▸ Rows from a dataset of charts and code
........
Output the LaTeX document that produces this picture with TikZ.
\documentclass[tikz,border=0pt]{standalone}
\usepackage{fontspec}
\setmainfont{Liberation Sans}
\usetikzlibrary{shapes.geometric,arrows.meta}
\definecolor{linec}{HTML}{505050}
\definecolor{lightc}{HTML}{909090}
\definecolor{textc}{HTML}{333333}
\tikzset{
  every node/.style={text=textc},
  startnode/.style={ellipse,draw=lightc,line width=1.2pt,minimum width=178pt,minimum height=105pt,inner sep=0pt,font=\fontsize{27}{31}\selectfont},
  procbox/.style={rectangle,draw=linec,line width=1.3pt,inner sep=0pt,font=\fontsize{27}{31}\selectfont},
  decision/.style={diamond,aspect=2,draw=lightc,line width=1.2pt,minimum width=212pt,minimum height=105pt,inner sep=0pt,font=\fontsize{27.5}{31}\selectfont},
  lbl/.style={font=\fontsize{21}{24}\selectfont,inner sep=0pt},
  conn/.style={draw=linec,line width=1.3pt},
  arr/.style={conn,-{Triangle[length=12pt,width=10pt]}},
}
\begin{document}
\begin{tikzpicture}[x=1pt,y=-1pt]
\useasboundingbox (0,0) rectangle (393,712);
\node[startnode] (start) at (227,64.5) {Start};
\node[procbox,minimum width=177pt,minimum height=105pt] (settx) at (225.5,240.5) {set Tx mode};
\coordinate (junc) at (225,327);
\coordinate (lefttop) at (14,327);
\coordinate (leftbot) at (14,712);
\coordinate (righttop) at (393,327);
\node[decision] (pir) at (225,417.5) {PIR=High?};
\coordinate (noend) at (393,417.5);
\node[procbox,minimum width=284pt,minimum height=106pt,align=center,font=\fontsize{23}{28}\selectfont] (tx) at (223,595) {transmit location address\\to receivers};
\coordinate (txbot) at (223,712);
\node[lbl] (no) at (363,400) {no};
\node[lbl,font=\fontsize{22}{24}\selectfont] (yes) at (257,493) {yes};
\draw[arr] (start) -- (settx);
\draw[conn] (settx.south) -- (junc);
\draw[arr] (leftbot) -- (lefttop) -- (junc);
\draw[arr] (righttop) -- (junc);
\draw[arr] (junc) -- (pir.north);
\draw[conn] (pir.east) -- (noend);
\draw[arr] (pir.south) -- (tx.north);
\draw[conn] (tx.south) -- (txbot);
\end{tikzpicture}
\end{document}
........
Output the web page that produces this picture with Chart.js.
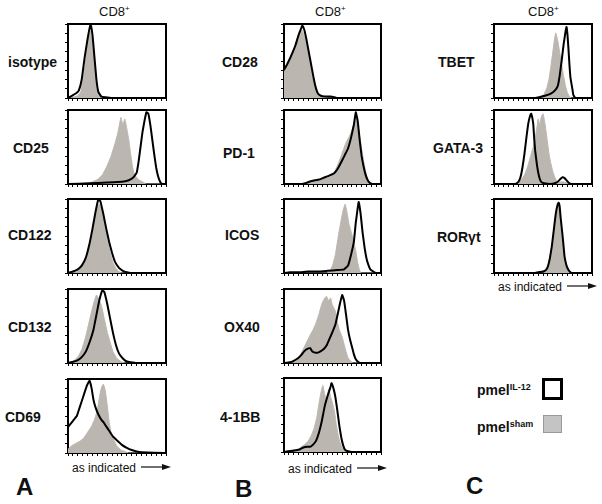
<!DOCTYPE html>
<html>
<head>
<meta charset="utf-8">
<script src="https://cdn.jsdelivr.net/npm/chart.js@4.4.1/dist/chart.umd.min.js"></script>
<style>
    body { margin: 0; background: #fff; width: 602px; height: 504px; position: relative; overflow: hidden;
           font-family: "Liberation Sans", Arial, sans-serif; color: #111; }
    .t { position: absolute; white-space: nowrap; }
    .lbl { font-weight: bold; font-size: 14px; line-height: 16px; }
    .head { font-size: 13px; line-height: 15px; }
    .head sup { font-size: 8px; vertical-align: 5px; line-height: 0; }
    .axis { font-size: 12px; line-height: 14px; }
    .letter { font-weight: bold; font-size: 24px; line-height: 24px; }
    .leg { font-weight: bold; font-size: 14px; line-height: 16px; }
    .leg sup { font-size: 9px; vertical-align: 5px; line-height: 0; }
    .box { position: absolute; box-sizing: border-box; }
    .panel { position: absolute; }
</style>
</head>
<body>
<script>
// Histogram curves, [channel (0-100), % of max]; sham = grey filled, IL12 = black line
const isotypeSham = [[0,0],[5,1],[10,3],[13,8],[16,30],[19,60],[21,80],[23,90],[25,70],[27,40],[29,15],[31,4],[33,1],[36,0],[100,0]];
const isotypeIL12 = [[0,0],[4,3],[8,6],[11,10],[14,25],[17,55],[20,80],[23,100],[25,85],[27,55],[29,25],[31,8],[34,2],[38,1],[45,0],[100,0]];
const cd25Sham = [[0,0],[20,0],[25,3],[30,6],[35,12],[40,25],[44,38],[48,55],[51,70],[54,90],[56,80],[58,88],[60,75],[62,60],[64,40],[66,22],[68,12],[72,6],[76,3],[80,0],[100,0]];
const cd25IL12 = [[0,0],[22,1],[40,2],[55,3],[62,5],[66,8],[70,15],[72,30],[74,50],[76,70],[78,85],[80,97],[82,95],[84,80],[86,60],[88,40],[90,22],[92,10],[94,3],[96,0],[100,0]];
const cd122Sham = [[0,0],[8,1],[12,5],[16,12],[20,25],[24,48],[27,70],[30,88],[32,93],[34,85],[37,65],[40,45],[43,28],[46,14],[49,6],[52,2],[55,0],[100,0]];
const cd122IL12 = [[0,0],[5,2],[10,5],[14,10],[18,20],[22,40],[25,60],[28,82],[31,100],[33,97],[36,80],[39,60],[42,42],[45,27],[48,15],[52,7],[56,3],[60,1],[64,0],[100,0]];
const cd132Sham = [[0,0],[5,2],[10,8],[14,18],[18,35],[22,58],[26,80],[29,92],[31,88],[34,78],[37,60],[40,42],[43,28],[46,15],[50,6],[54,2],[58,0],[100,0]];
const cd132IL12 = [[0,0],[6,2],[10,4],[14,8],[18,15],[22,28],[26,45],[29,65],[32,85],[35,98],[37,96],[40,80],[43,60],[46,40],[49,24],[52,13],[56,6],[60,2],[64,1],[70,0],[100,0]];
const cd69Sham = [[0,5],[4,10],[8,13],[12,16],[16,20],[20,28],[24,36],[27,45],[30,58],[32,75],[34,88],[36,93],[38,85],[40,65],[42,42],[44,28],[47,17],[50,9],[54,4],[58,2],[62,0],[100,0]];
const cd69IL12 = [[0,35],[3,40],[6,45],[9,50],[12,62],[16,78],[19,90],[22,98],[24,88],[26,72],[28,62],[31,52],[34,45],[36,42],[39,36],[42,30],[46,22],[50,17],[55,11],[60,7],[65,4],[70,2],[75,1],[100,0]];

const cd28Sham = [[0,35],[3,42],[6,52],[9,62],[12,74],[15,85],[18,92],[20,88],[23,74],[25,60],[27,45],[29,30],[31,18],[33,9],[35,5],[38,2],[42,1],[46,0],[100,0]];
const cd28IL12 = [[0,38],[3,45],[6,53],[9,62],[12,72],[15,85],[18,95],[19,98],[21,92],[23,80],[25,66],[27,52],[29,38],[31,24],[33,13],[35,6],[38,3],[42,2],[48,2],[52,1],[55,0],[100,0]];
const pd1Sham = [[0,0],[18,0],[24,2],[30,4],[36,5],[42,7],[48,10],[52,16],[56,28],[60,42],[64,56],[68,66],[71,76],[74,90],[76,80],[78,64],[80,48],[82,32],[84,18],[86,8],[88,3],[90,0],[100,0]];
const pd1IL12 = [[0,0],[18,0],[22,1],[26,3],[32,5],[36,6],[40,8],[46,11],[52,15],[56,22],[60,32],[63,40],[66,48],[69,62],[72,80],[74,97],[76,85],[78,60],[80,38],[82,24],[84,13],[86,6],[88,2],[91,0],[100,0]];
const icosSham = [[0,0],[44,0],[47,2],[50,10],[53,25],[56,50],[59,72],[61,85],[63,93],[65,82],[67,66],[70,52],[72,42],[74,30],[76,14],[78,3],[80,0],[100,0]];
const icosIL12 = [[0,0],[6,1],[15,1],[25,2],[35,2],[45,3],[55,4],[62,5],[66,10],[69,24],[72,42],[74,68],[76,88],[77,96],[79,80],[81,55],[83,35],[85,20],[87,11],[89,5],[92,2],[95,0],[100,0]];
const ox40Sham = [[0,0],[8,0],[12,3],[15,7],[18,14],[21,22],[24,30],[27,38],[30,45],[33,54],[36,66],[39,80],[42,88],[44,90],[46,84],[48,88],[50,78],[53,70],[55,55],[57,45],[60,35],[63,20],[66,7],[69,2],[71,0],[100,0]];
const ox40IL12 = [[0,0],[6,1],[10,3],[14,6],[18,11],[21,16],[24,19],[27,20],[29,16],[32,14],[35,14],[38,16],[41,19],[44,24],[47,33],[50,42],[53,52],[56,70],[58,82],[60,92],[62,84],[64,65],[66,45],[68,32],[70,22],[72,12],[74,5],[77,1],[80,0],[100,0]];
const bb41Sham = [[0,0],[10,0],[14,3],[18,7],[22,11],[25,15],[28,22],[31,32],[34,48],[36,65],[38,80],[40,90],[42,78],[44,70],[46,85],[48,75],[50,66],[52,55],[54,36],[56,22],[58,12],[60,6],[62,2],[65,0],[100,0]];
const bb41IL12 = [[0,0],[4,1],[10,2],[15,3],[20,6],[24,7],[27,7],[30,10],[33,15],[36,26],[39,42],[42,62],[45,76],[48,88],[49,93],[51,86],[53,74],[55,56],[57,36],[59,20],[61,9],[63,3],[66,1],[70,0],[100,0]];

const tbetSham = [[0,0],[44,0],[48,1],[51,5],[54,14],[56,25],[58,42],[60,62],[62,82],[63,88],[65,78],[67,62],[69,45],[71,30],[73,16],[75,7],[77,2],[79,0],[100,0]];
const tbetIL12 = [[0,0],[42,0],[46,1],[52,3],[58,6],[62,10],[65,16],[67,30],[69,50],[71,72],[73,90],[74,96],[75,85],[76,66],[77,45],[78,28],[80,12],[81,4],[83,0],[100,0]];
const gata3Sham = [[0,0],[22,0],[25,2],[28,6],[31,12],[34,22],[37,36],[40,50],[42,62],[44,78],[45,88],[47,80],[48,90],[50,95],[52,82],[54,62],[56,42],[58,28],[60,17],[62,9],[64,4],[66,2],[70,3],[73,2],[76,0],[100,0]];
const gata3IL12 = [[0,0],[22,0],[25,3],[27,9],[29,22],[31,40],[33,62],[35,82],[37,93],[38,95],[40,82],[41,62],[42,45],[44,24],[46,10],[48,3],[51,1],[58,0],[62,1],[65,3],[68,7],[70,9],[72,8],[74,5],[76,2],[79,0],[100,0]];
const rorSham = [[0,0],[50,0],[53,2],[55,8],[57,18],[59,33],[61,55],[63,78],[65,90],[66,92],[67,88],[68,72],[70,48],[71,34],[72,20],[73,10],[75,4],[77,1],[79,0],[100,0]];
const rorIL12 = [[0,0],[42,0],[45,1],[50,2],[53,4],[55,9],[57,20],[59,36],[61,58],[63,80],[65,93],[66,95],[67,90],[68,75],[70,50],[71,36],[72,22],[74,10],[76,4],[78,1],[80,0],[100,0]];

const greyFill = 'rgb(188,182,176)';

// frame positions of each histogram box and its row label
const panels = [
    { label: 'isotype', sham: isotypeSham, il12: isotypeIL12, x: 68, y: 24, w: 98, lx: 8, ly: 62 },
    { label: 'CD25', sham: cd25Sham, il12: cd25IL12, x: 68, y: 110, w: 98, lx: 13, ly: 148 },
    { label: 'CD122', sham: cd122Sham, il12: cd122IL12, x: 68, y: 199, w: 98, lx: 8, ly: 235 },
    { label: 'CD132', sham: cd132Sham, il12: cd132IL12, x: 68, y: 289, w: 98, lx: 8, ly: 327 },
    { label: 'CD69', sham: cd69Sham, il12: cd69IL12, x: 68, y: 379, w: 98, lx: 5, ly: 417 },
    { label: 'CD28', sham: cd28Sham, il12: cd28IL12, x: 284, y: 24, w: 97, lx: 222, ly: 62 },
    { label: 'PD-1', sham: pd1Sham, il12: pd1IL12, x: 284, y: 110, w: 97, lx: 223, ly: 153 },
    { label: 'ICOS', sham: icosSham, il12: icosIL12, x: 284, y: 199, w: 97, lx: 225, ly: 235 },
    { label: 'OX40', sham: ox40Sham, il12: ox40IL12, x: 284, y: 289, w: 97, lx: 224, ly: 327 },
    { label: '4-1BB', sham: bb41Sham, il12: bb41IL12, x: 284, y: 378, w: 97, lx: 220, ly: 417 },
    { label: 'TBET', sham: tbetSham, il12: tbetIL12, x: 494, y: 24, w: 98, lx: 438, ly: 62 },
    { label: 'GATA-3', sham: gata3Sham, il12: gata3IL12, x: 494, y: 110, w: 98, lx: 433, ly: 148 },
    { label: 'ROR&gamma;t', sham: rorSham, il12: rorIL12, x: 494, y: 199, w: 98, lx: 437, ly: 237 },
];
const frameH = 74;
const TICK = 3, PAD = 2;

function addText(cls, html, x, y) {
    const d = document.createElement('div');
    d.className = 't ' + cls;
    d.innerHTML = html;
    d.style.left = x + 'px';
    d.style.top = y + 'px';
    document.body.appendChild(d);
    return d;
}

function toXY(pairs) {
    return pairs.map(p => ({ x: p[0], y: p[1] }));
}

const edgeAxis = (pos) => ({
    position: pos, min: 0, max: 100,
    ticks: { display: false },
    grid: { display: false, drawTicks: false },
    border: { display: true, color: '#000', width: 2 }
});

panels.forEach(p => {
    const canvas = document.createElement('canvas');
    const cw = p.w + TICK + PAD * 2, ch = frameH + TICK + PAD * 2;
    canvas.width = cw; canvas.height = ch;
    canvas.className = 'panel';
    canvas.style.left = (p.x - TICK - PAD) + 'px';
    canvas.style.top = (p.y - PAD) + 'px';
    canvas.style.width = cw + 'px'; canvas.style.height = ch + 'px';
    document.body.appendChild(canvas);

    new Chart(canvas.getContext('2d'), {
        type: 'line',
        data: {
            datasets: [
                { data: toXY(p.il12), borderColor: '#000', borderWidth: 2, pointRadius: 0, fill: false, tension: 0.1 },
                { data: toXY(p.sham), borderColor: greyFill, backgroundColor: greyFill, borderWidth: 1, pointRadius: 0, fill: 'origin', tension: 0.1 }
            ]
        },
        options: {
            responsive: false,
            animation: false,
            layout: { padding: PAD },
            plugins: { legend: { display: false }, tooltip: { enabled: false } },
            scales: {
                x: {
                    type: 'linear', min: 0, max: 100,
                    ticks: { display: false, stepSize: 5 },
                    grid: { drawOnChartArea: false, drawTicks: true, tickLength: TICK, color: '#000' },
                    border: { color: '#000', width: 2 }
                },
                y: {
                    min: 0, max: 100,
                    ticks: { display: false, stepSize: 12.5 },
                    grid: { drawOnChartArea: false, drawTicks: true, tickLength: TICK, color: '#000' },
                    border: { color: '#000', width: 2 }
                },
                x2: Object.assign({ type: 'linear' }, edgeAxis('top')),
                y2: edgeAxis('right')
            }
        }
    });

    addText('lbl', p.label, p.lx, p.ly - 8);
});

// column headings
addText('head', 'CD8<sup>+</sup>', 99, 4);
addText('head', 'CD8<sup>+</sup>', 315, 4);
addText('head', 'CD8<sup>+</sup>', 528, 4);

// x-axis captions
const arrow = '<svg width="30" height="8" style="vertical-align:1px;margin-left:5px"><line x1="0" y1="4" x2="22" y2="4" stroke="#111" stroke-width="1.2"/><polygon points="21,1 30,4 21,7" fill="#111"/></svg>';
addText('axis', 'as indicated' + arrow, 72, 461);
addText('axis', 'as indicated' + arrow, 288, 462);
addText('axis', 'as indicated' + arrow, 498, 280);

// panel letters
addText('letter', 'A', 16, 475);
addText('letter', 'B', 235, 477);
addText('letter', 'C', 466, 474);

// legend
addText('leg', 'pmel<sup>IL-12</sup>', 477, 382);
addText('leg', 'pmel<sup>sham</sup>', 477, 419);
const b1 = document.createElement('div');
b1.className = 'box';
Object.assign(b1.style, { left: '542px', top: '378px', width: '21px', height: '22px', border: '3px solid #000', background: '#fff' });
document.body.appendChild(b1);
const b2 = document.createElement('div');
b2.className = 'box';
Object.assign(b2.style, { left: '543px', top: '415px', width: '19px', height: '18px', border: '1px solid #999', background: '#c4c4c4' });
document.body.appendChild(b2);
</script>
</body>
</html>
........
▸ What the task requires
In the records above, tally the lines where the word "this" appears, and give the number and nothing else.

▸ The answer
2